Presidents Nikolic of Serbia and Jahjaga of Kosovo will meet in Brussels Wednesday.  This is a first since Kosovo’s 2008 declaration of independence.  But the prime ministers have met several times in Brussels since last fall.  Official talks have been ongoing since 2011.  What difference does a meeting of the presidents make?

Likely not much on the substantive side, though we’ll see soon if enough progress has been made on resolving issues in Serb-controlled northern Kosovo to warrant sealing a deal.  As my friends over at Transconflict have been anxious to note, the main issues there are between the local Serbs and Belgrade.  Once those are resolved in a way that meets German concerns about parallel institutions, a deal with Pristina should not be difficult, provided Serbia forgets about the ludicrous platform it put forward recently still claiming sovereignty over all of Kosovo.  An announcement on exchanging liaison officers, to work out of EU missions in the respective capitals, is another possibility.

But even without specific outcomes, the presidents’ meeting is significant symbolically.  Serbia has been careful in its dealings with Kosovo to try to preserve its own symbols of sovereignty and deny any to the Pristina authorities.  That’s what silly quarrels about Kosovo license plates (whether they can have an “R” on them for “Republic”) and Kosovo* (that’s how Serbia wants Kosovo identified at regional meetings) are really about.

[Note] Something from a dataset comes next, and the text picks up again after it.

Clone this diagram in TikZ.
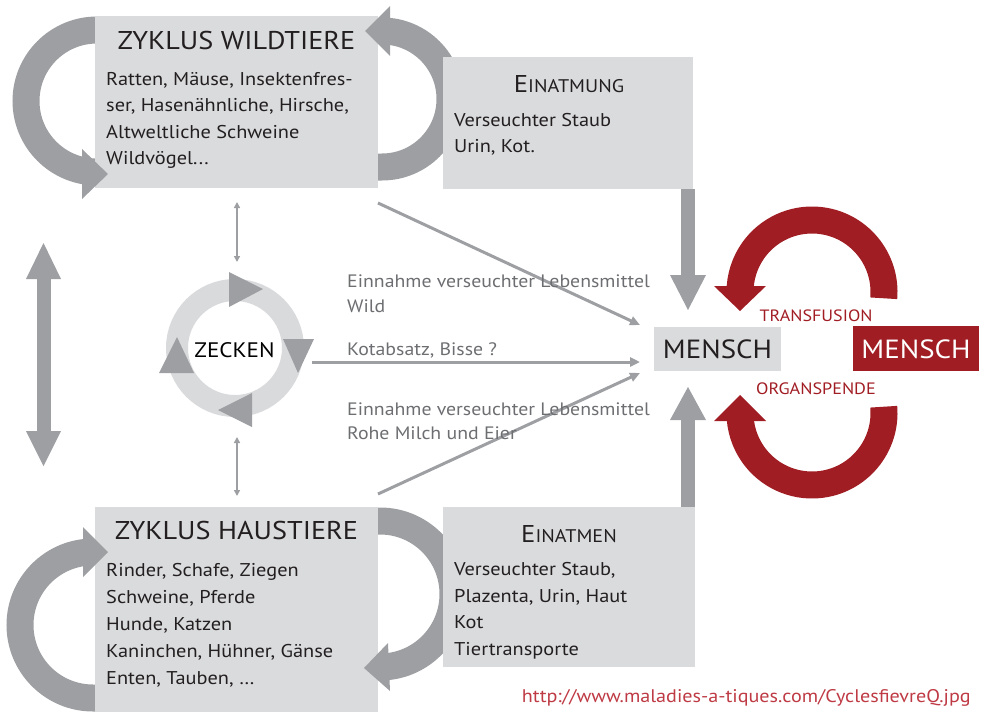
\documentclass[tikz,border=0pt]{standalone}
\usepackage{fontspec}
\setmainfont[FakeStretch=1.1]{PT Sans}
\usetikzlibrary{arrows.meta}
\definecolor{boxgray}{HTML}{DADBDD}
\definecolor{arrgray}{HTML}{9D9FA2}
\definecolor{ringgray}{HTML}{D9DADC}
\definecolor{darkred}{HTML}{A11D24}
\definecolor{urlred}{HTML}{BE3A44}
\definecolor{txt}{HTML}{231F20}
\definecolor{lbl}{HTML}{6D6E71}
\newcommand\fsz[1]{\fontsize{#1}{#1}\selectfont}
\begin{document}
\begin{tikzpicture}[x=1pt,y=-1pt,
  band/.style={draw=arrgray, line width=27pt},
  redband/.style={draw=darkred, line width=27pt},
  headg/.style={fill=arrgray},
  headr/.style={fill=darkred},
  box/.style={fill=boxgray, draw=none, inner sep=0pt, outer sep=0pt, anchor=north west},
  body/.style={anchor=base west, inner sep=0pt, text=txt, font=\fsz{18.5}},
  title/.style={anchor=base, inner sep=0pt, text=txt, font=\fsz{25.7}},
  lab/.style={anchor=base west, inner sep=0pt, text=lbl, font=\fsz{18}},
  thinarr/.style={draw=arrgray, line width=3pt, -{Triangle[length=10pt,width=9pt]}},
  smallarr/.style={draw=arrgray, line width=2.5pt, {Triangle[length=6pt,width=6pt]}-{Triangle[length=6pt,width=6pt]}},
  thick/.style={draw=arrgray, line width=14pt}
]
\useasboundingbox (0,0) rectangle (986,712);

% ---- gray cycle bands (behind boxes)
\draw[band] (97,30) arc[start angle=-90, end angle=-270, radius=71];
\draw[band] (370,167) -- (382,167) arc[start angle=90, end angle=-90, radius=68];
\draw[band] (100,698) -- (93,698) arc[start angle=90, end angle=270, radius=73];
\draw[band] (370,521) -- (380,521) arc[start angle=-90, end angle=90, radius=73];

% ---- boxes
\node[box, minimum width=283pt, minimum height=172pt] (wild) at (95,16) {};
\node[box, minimum width=250pt, minimum height=132pt] (einatmung) at (443,57) {};
\node[box, minimum width=283pt, minimum height=205pt] (haus) at (95,507) {};
\node[box, minimum width=252pt, minimum height=160pt] (einatmen) at (443,507) {};
\node[box, minimum width=127pt, minimum height=44pt] (mensch) at (654,327) {};
\node[box, fill=darkred, minimum width=126pt, minimum height=45pt] (menschR) at (853,326) {};

% ---- heads of gray cycles
\fill[headg] (82,149) -- (82,199) -- (108,174) -- cycle;
\fill[headg] (390,6) -- (390,56) -- (365,31) -- cycle;
\fill[headg] (83,527) -- (83,577) -- (108,552) -- cycle;
\fill[headg] (388,643) -- (390,691) -- (364,668) -- cycle;

% ---- box texts
\node[title] (wildT) at (236.5,49.5) {ZYKLUS WILDTIERE};
\node[body] (w1) at (106,85) {Ratten, Mäuse, Insektenfres-};
\node[body] (w2) at (106,111.5) {ser, Hasenähnliche, Hirsche,};
\node[body] (w3) at (106,138) {Altweltliche Schweine};
\node[body] (w4) at (106,164.5) {Wildvögel...};

\node[title] (einatmungT) at (569,92) {{\fsz{24.3}E}{\fsz{18.3}INATMUNG}};
\node[body] (e1) at (454,126) {Verseuchter Staub};
\node[body] (e2) at (454,152) {Urin, Kot.};

\node[title] (hausT) at (236.5,539) {ZYKLUS HAUSTIERE};
\node[body] (h1) at (106,576) {Rinder, Schafe, Ziegen};
\node[body] (h2) at (106,603) {Schweine, Pferde};
\node[body] (h3) at (106,630) {Hunde, Katzen};
\node[body] (h4) at (106,657) {Kaninchen, Hühner, Gänse};
\node[body] (h5) at (106,684) {Enten, Tauben, …};

\node[title] (einatmenT) at (569,542) {{\fsz{24.3}E}{\fsz{18.3}INATMEN}};
\node[body] (f1) at (454,575) {Verseuchter Staub,};
\node[body] (f2) at (454,602) {Plazenta, Urin, Haut};
\node[body] (f3) at (454,628.5) {Kot};
\node[body] (f4) at (454,655) {Tiertransporte};

\node[title, font=\fsz{26.3}] (menschT) at (mensch.center |- 0,358) {MENSCH};
\node[title, font=\fsz{26.3}, text=white] (menschRT) at (menschR.center |- 0,358) {MENSCH};

% ---- thick gray arrows to MENSCH
\coordinate (ea) at (688,189);
\coordinate (eb) at (688,276);
\draw[thick] (ea) -- (eb);
\fill[headg] (670,275) -- (706,275) -- (688,310) -- cycle;
\coordinate (fa) at (688,507);
\coordinate (fb) at (688,419);
\draw[thick] (fa) -- (fb);
\fill[headg] (670,420) -- (706,420) -- (688,387) -- cycle;

% ---- left big double arrow
\coordinate (la) at (44,277);
\coordinate (lb) at (44,433);
\draw[thick] (la) -- (lb);
\fill[headg] (26,279) -- (61,279) -- (43.5,243) -- cycle;
\fill[headg] (26,431) -- (61,431) -- (43.5,466) -- cycle;

% ---- red cycles
\draw[redband] (812,292) ++(5:72) arc[start angle=5, end angle=-180, radius=72];
\fill[headr] (714,286) -- (766,286) -- (740,311) -- cycle;
\draw[redband] (812,413) ++(-5:72) arc[start angle=-5, end angle=180, radius=72];
\fill[headr] (714,421) -- (766,421) -- (740,395) -- cycle;
\node[anchor=base, inner sep=0pt, text=darkred, font=\fsz{16.4}] (transf) at (816,321) {TRANSFUSION};
\node[anchor=base, inner sep=0pt, text=darkred, font=\fsz{16.5}] (organ) at (816,394) {ORGANSPENDE};

% ---- ZECKEN ring
\draw[ringgray, line width=22pt] (235,348) circle[radius=58];
\fill[headg] (229,272) -- (229,307) -- (263,289) -- cycle;
\fill[headg] (283,339) -- (314,339) -- (298,373) -- cycle;
\fill[headg] (252,393) -- (252,427) -- (218,410) -- cycle;
\fill[headg] (159,373) -- (194,373) -- (177,337) -- cycle;
\node[anchor=base, inner sep=0pt, text=black, font=\fsz{21}] (zecken) at (234.5,357) {ZECKEN};

% ---- small double arrows
\coordinate (sa1) at (237,202);
\coordinate (sa2) at (237,262);
\draw[smallarr] (sa1) -- (sa2);
\coordinate (sb1) at (237,437);
\coordinate (sb2) at (237,496);
\draw[smallarr] (sb1) -- (sb2);

% ---- thin arrows to MENSCH
\coordinate (t1a) at (378,203);
\coordinate (t1b) at (640,325);
\coordinate (t2a) at (312,362);
\coordinate (t2b) at (640,362);
\coordinate (t3a) at (378,494);
\coordinate (t3b) at (640,373);
\draw[thinarr] (t1a) -- (t1b);
\draw[thinarr] (t2a) -- (t2b);
\draw[thinarr] (t3a) -- (t3b);

\node[lab] (l1) at (347,287) {Einnahme verseuchter Lebensmittel};
\node[lab] (l2) at (347,312) {Wild};
\node[lab] (l3) at (347,355) {Kotabsatz, Bisse ?};
\node[lab] (l4) at (347,415) {Einnahme verseuchter Lebensmittel};
\node[lab] (l5) at (347,439) {Rohe Milch und Eier};

% ---- URL
\node[anchor=base east, inner sep=0pt, text=urlred, font=\fsz{18.3}] (url) at (971,702) {http://www.maladies-a-tiques.com/CyclesfievreQ.jpg};
\end{tikzpicture}
\end{document}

I am not privy to the preparations for Wednesday’s meeting, but I imagine that the Kosovo authorities will be exigent in insisting on reciprocity and symmetry in every aspect of the meeting.  I don’t really think symbolism is all that important, but the Serbs do.  Atifete Jahjaga is the living symbol of Kosovo statehood, independence and sovereignty.  She should insist on nothing less than full respect for those hard-won attributes from Tomislav Nikolic, who is himself the living symbol of Serbia’s statehood, independence and sovereignty.  Yes, also independence:  ridding itself of Kosovo is vital to Serbia’s future as a European state.

Tim Judah, surely one of the most experienced analysts of Serbia, Kosovo and the Balkans in general, sees the current avowedly nationalist Serbian leadership as continuing to normalize relations with Kosovo, like its allegedly liberal predecessor.  Surely there has been progress in the EU-sponsored talks under Nikolic, but let’s be clear about why:  it is the German insistence on settling the issues in northern Kosovo that is driving Belgrade in the direction of rapprochement with Pristina.  Serbia wants a date for EU accession negotiations to begin, in part because the date will bring money intended to fund the adjustments required as Belgrade makes its way through the 35 chapters of the acquis communitaire, to which it must conform its laws and practice before becoming an EU member.

Serbia, whose economy is in doldrums linked to the European financial crisis, needs that money.  Kosovo, while less developed economically than Serbia, is in better financial shape:  it has borrowed little and invested heavily in infrastructure, while keeping overall government expenditure relatively tight.  Its population is much younger than Serbia’s, which makes its pension burden far lighter.

There is another big difference:  Kosovo’s population is 90% committed to NATO and EU membership.  Serbia’s is negative on NATO and not much better than that on the EU (plurality, not majority, support).  The irony of course is that NATO and the EU are much more interested in Serbia than in Kosovo.  That’s another reason the meeting of the two presidents is important.  Jahjaga, a former deputy chief of the much-respected Kosovo police, is the picture of propriety and rule of law.  She polishes Kosovo’s image in Europe, the United States and beyond.  Symbolism does sometimes count.